Exercise material
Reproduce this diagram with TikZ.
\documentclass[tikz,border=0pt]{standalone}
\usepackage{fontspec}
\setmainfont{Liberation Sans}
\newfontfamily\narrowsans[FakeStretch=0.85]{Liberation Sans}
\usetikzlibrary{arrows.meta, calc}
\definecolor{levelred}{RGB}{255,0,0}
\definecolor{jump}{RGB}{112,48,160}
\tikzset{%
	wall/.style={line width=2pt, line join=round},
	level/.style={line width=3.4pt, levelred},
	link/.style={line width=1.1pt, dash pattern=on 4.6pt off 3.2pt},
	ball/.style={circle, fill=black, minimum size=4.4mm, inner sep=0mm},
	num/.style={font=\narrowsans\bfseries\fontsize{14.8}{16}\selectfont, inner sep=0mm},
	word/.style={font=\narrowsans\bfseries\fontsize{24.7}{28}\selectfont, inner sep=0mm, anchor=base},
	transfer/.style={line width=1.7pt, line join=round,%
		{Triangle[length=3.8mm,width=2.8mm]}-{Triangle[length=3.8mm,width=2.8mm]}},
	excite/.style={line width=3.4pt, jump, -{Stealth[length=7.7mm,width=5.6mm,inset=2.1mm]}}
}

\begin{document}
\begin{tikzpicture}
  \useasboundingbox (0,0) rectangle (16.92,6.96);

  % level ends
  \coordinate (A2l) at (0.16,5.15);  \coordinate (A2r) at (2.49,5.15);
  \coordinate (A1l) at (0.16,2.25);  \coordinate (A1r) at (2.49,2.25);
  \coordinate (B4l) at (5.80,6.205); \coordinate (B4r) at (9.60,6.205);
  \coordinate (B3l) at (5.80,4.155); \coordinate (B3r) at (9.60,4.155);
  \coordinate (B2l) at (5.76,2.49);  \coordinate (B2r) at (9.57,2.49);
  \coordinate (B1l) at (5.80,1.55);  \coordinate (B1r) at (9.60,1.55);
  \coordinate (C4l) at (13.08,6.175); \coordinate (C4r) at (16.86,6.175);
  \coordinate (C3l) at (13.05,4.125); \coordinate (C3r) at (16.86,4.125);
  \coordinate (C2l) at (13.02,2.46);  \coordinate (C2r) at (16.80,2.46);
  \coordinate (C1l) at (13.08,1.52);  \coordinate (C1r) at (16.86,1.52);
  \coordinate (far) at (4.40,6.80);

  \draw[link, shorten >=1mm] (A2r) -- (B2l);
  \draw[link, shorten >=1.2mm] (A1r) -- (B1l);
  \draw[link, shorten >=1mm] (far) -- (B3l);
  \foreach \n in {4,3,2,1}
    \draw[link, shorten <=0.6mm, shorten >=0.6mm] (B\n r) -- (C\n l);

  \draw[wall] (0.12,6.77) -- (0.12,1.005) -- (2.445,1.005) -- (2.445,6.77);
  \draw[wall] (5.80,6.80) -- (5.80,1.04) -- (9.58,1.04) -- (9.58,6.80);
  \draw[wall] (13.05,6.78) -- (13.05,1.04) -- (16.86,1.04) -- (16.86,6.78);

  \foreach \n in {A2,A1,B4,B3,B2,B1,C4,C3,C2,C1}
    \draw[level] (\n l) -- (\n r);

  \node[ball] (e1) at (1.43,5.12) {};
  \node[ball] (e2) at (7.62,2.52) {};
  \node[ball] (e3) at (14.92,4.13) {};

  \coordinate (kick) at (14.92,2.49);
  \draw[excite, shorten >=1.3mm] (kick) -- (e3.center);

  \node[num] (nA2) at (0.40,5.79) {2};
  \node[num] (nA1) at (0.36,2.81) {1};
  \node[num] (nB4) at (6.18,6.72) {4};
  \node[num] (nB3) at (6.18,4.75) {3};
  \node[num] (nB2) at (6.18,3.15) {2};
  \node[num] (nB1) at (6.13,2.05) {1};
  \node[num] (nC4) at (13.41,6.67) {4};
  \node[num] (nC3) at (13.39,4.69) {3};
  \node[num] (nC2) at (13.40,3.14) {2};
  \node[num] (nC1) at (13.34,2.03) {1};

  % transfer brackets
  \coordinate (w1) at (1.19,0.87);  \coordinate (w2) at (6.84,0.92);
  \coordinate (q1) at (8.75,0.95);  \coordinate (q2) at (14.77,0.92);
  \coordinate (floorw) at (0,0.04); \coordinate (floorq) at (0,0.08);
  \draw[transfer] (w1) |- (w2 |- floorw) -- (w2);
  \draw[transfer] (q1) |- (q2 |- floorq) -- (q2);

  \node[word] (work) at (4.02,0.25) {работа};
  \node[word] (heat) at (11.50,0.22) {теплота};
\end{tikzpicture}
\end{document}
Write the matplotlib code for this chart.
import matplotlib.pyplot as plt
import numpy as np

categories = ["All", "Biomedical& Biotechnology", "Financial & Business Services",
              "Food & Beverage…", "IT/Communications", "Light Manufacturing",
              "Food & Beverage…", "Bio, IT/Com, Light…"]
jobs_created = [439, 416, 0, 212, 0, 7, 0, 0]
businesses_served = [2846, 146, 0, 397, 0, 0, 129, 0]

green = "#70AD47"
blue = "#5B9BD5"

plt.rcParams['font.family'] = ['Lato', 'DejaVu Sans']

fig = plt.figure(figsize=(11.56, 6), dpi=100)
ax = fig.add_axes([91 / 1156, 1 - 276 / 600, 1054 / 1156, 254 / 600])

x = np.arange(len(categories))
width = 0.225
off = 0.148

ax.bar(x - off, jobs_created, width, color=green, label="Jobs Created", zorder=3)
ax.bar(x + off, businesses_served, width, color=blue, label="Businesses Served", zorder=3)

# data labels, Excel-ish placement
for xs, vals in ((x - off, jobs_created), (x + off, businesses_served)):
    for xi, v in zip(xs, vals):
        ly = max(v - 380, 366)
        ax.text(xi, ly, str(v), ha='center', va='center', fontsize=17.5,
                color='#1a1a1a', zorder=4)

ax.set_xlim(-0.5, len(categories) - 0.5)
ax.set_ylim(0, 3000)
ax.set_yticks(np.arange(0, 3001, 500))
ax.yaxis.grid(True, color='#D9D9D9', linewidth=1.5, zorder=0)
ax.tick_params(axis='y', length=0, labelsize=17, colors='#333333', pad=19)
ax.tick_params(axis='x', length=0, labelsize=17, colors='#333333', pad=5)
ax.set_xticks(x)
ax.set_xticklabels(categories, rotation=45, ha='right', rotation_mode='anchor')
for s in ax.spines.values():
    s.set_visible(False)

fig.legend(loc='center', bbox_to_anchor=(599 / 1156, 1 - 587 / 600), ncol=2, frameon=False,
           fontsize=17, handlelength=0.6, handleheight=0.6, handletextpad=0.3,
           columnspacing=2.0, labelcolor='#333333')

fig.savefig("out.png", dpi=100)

==

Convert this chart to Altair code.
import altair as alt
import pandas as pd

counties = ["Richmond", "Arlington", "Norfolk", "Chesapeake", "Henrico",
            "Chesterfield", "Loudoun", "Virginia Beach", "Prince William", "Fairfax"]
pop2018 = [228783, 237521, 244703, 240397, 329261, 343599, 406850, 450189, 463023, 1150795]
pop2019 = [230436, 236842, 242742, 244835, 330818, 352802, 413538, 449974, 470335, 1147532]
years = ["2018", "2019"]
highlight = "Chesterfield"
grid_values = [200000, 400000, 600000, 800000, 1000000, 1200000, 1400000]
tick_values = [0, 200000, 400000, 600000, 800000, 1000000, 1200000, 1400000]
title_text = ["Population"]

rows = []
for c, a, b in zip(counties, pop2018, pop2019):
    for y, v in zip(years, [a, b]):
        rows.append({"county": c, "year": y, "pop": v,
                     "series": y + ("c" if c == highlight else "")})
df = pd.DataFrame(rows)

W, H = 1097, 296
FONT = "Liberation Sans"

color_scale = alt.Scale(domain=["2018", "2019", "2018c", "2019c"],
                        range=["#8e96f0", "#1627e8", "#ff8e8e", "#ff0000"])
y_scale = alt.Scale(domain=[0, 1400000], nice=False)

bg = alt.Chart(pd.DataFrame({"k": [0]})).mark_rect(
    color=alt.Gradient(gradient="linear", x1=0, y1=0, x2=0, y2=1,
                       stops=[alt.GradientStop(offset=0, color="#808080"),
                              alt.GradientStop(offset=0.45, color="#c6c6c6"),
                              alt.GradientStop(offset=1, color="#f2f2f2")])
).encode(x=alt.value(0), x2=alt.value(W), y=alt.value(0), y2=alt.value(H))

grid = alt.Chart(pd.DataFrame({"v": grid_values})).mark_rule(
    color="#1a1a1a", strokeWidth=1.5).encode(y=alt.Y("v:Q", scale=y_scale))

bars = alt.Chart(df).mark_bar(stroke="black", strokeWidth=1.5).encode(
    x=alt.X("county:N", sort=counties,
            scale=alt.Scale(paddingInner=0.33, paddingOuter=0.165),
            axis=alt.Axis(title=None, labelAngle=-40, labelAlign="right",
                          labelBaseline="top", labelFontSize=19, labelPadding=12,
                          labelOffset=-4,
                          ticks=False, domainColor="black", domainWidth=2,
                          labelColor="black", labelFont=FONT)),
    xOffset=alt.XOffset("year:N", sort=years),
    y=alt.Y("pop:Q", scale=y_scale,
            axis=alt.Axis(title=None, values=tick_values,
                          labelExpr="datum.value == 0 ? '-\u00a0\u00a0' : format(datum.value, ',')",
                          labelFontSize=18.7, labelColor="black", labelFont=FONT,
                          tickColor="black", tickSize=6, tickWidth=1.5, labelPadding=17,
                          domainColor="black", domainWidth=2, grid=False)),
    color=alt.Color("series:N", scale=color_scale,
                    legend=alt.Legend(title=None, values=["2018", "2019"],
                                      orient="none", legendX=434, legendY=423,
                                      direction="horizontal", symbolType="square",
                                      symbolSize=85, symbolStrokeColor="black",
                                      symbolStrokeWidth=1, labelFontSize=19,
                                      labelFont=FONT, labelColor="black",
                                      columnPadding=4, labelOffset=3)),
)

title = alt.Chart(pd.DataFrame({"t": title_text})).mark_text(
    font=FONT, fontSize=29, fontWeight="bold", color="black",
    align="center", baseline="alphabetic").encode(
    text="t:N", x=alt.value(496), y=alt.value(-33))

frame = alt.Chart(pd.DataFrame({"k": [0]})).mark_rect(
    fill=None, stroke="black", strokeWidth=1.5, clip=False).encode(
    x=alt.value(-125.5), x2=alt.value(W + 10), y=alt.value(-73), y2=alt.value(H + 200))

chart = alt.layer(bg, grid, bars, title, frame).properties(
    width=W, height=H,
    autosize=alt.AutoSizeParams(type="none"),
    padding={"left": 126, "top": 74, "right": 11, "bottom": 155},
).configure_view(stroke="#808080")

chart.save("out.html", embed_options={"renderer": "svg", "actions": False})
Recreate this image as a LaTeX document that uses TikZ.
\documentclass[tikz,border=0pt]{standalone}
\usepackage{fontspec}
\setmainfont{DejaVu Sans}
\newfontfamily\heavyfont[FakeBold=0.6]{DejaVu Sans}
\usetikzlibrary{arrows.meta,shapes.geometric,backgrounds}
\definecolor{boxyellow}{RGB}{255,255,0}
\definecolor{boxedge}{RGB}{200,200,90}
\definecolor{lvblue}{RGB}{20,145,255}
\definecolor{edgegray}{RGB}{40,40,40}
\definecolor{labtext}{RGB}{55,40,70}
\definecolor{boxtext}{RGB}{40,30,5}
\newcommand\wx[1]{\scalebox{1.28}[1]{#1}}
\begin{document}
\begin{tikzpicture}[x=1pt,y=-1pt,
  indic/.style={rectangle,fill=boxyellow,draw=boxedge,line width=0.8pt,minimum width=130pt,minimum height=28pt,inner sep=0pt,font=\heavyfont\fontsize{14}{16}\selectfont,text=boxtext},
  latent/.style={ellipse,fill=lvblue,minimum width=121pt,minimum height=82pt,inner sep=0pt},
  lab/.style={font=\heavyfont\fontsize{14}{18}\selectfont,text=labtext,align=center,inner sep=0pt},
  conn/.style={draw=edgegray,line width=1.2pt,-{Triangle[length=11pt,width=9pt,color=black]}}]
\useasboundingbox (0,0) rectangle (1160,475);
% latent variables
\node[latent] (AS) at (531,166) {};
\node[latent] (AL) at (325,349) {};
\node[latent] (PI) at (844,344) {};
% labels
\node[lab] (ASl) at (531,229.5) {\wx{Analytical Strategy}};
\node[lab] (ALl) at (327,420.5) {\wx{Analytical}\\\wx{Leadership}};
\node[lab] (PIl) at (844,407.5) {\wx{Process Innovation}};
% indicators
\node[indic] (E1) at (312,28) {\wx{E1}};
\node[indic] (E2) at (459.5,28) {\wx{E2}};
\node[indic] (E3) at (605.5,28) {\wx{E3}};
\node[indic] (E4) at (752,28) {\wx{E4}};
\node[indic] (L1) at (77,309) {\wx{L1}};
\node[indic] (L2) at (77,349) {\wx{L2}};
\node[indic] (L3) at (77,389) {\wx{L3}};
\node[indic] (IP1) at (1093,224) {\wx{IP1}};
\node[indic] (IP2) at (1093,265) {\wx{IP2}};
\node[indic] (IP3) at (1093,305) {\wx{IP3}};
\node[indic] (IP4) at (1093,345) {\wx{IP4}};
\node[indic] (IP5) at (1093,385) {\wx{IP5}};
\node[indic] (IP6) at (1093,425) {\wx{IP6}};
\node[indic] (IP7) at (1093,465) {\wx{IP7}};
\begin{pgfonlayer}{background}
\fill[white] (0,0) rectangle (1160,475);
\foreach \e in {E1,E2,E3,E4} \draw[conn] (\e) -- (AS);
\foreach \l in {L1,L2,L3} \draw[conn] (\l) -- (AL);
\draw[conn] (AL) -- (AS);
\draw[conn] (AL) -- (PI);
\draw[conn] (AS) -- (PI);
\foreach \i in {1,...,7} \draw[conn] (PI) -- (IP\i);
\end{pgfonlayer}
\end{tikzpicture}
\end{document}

...

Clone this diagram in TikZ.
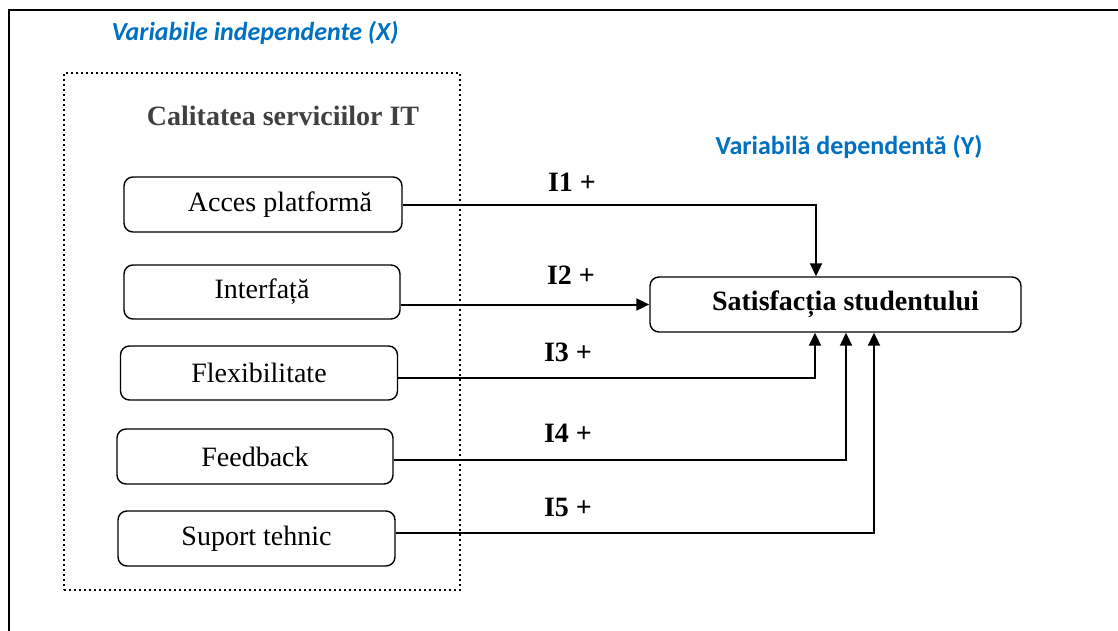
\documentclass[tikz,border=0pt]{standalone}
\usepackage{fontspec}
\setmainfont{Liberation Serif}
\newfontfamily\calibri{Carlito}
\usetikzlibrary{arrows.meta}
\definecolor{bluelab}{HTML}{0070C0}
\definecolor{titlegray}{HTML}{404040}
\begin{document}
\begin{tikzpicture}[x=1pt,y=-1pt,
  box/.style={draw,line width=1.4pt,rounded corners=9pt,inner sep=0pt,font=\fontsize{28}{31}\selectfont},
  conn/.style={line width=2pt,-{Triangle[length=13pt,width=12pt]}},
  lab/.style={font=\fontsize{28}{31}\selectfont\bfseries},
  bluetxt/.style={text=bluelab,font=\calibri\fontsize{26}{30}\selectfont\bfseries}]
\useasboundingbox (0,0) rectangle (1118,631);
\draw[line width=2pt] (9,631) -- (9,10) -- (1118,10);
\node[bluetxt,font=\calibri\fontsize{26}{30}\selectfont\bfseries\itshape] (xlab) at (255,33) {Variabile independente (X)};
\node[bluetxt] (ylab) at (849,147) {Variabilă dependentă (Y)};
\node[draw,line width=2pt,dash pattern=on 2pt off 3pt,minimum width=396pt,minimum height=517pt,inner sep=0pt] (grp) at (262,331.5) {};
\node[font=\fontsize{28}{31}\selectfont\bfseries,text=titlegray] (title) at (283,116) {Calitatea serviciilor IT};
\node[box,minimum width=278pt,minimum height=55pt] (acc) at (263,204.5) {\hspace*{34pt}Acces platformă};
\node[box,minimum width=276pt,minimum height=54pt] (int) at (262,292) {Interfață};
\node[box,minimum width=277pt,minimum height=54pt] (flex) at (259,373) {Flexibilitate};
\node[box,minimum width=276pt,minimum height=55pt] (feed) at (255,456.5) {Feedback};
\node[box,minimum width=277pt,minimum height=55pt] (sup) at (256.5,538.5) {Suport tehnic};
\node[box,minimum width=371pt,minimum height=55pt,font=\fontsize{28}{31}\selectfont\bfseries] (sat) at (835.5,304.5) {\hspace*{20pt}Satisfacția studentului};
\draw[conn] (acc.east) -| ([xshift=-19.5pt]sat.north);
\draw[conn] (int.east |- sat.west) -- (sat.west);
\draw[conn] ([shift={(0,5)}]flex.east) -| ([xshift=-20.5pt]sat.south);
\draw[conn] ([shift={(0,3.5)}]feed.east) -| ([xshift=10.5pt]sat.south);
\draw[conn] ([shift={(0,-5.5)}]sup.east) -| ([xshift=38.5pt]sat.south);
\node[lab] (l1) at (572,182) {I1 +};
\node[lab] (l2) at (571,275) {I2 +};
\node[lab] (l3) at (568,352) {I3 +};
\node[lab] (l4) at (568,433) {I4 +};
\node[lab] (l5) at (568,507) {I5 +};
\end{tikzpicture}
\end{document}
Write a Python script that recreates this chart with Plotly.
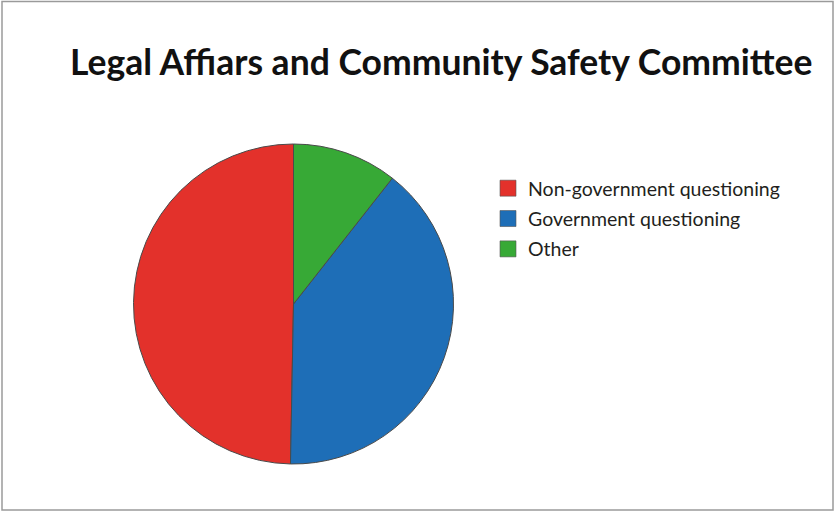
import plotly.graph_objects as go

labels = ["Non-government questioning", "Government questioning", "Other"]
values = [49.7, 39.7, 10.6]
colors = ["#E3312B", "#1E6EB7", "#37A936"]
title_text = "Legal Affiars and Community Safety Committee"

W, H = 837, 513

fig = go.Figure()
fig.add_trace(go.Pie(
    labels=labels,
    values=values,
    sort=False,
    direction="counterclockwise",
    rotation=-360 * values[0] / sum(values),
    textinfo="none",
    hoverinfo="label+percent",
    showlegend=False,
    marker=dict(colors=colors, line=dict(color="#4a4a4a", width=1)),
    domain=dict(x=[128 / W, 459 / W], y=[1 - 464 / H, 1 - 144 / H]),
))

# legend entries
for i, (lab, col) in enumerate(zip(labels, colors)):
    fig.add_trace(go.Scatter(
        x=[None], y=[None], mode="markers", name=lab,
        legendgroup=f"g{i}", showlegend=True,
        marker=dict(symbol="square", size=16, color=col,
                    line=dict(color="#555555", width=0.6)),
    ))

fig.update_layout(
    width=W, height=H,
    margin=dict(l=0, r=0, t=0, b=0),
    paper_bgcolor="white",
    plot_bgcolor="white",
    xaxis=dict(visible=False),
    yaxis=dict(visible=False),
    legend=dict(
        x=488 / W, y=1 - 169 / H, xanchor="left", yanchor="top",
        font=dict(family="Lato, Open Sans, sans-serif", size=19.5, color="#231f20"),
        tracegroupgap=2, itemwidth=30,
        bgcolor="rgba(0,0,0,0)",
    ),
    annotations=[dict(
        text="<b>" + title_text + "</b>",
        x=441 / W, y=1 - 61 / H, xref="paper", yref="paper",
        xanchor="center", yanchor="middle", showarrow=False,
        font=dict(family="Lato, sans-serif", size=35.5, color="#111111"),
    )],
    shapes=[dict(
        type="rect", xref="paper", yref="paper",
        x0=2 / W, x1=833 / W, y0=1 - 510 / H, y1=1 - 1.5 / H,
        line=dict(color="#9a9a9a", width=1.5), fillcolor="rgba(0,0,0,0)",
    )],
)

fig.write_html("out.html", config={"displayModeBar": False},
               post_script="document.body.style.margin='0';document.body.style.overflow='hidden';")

Stated task
Repeat exactly the part that opens with the line containing "Write a Python" and closes with the line containing "W, H = 837, 513". Include both end lines, and drop the pictures.

Answer to this task
Write a Python script that recreates this chart with Plotly.
import plotly.graph_objects as go

labels = ["Non-government questioning", "Government questioning", "Other"]
values = [49.7, 39.7, 10.6]
colors = ["#E3312B", "#1E6EB7", "#37A936"]
title_text = "Legal Affiars and Community Safety Committee"

W, H = 837, 513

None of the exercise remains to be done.